Greg White counts the upscale market among his blessings this Thanksgiving.
Being raised Mormon, I took a huge leap of faith every day. Just go see The Book of Mormon—Trey Parker and Matt Stone explain it better through interpretive dance.
There was one pearl hidden subliminally inside the oyster of Mormonism’s nonsense. A simple song we were forced to sing at Bible-point each Sunday that contained the message: Count Your Blessings. That message stuck, and is easily accessible to my gin-addled brain at every second of the day. I take constant inventory or what I am grateful for, and not only at Thanksgiving.
In 2003, grocery store workers in California went on strike. I made the personal choice not to cross the picket line, mostly because blood is hard to get out of good shoes, but also as a sign of solidarity to the kind people who sold me food. I know what it feels like to avert my eyes from a homeless woman on the street, but to feel the visual jabs as I walked through the door at Pavilion’s Market would give me more to worry about than the usual concern of fixing my hair after the anti-fly fan blows it around as I enter. (Note to grocery stores: Those fans mess up people’s hair. People might rather swat a fly off the celery than redo their hairdo.)

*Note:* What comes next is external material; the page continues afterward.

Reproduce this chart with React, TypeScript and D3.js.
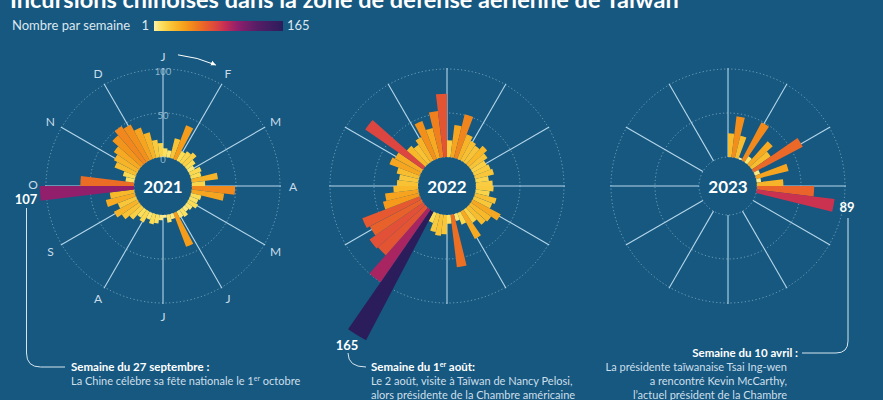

Thanksgiving occurred during that strike. As usual, I wrote out my dinner menu, including my standard family traditional foods, and the new dishes I audition each year. It’s a delicate balance. The old standby dishes are all nervous. The canned cranberry sauce shakes in its dish, afraid that the upstart trendy fresh cranberries with orange zest and hand-crafted bourbon that my foodie cousin brought will become more favored. (Have no fear, Ocean Spray, no nouveau cuisine tops the triumph of opening that can and wiggling out its gelatinous contents in one jiggling, but intact piece.)
When it came time to shop for my meal, I panicked a bit about where to go that wouldn’t violate the strike. Could I get fresh sage at 7-Eleven? Whole Foods was the only general market whose labor force wasn’t participating. A branch had recently opened up near my house in Santa Monica; however, their reputation as a pricey health food store preceded them and I had avoided them out of prejudice. Sort of like when you see a glamorous celebrity and they seem so unapproachably perfect and detached from reality. Then you read about how Elvis died on the toilet and you realize that he was just like us and probably nice to know.
I braced myself and went to Whole Foods. You park in an underground structure, and as I drove in and began to navigate the tight turns, around and down to a level with available space, I suspected this was to disorient me—like one spins the masked player in Pin the Tail on the Donkey. Maybe the food prices wouldn’t be as shocking when I was trying to regain my equilibrium.
Space in Santa Monica is valuable, so the store is tight. The carts are smaller, the aisles more narrow. I politely stepped aside when another cart approached—remembering that this was Los Angeles, and road rage led to shootings. I had a turkey to cook, no time to go the ER with a gunshot wound suffered in frozen foods. Cleanup on Aisle Three involving CSI.
I discovered organic foods that day. Not the concept, but the access. I had entered the store fearing they wouldn’t have the basic ingredients I needed, like chicken stock and cornbread. I expected to find some hippie in the store, with a little table set up selling goat milk soap from goats that she personally nursed. She would adjust the papoose holding her own baby as she leaned down to rub soap on my hand. I’d spend hours sniffing glue, trying to get the scent of patchouli out of my nostrils.
Instead I found parsnips and dragonfruit in the produce area, and exotic game at the meat counter. At my usual grocery store, I have had to knock older, slower people out of my way just to ensure I get the exact fresh turkey I want. As I skeptically approached the butcher at Whole Foods, I was met with a variety of wild birds. Not weird banned things like parrot or dodo, but guinea hen, quail and duck. Turns out that once again, prejudice and ignorance are bad.
I bought a duck, and found a labor-intensive recipe involving basting with a balsamic and marmalade reduction. Directions told me to cook it breast side down for four hours for juiciness, then flip it and broil the top for the last hour. When it came out of the oven, it looked as beautifully bronzed as George Hamilton.
I served it, and was surprised at the small amount of meat it produced. My brother went back for seconds and flipped the bird, discovering its proper, meatier side. I had cooked it upside down. Confirmation that I am not a breast man.
I shop at Whole Foods almost exclusively now. I’ve shopped for food in Viet Nam, Istanbul, Rio, and Lubbock. I am grateful that Whole Foods offers such abundant lovely food and that I can make it work within my budget. Should my situation change, I will adapt as needed.
Serving food to the less fortunate in a soup kitchen is humbling and rewarding. It humbles me to see that some have nothing. My reward comes with the renewal of my vow to do everything I can to never become homeless.
As our country struggles with a challenging economy, I count my blessings every day, sometimes every moment that I am able to shop at all.